The cryptocurrency market may be red and gloomy as this week starts, but anybody involved in this market should be used to that by now. Last week President Trump posted some rather negative tweet about bitcoin, saying he wasn’t a fan of it, but it wasn’t this that resulted in the recent price correction.
The content of Trump’s tweets are not so important in themselves, instead there is another way to look at them, as Michael J. Casey at Coindesk explains. He writes, “What matters is the very fact that a sitting president mentioned cryptocurrencies at all. Indeed, from a price perspective, Trump’s disparaging remarks are, on balance, positive for bitcoin.” And he adds that by Friday evening this was clear in the post-tweet price behaviour of bitcoin.

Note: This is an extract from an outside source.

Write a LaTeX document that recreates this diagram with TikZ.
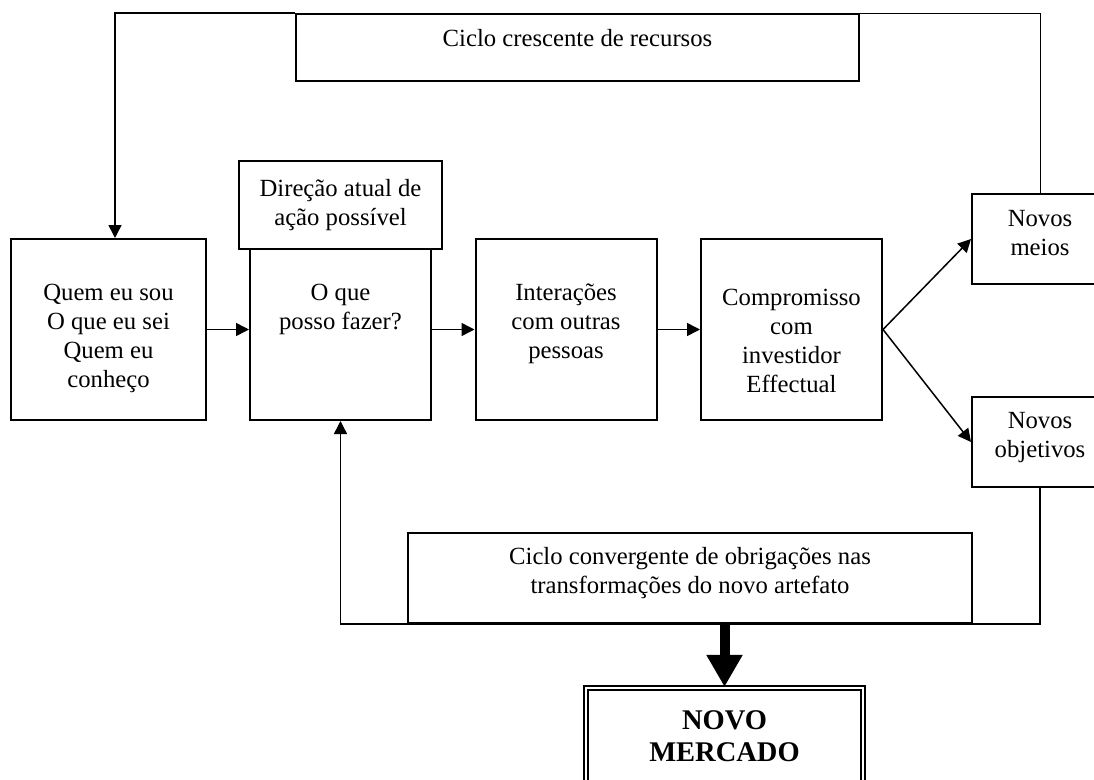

He argues, “More importantly, the tweet marks a symbolic milestone in the gradual but ever-expanding presence that cryptocurrency occupies in the public conversation around money and policy.” And he also thinks “It marks the starting point in a titanic battle over the shape of our global money system.”
Bitcoin and other altcoins must be relevant in order to be successful. He claims that the fact it is being so hotly discussed in government circles, not just Trump’s Twitter feed, points to the fact that it does indeed have relevance, or they wouldn’t be talking about it. Casey says, “By simply giving it the time of day, Trump revealed that people within the high levels of the U.S. power structure are noticing the challenge that cryptocurrency technology poses to it.”
He believes that it is important to note that the President’s tweet came shortly after one of his long-term ‘enemies’, Federal Reserve Chairman Jerome Powell, who tweeted that bitcoin was better used as an alternative to gold, rather than as a payments system.
Facebook’s Libra is another battleground for Trump and some members of Congress who see it as a potential usurper to the US dollar. Casey claims that Trump’s tweet about Libra “looked suspiciously as if it had been drafted by someone with interests in the banking sector.”
But Casey also points to the fact that Trump uses twitter as his main vehicle for communicating with the world. Significantly, Twitter is filled with crypto supporters who responded to his posts with “its special mix of snark, humour and passion.”
Will the President make more comments? Anything is possible, but his tweets this time had perhaps the opposite effect to that which he intended. That’s interesting in itself.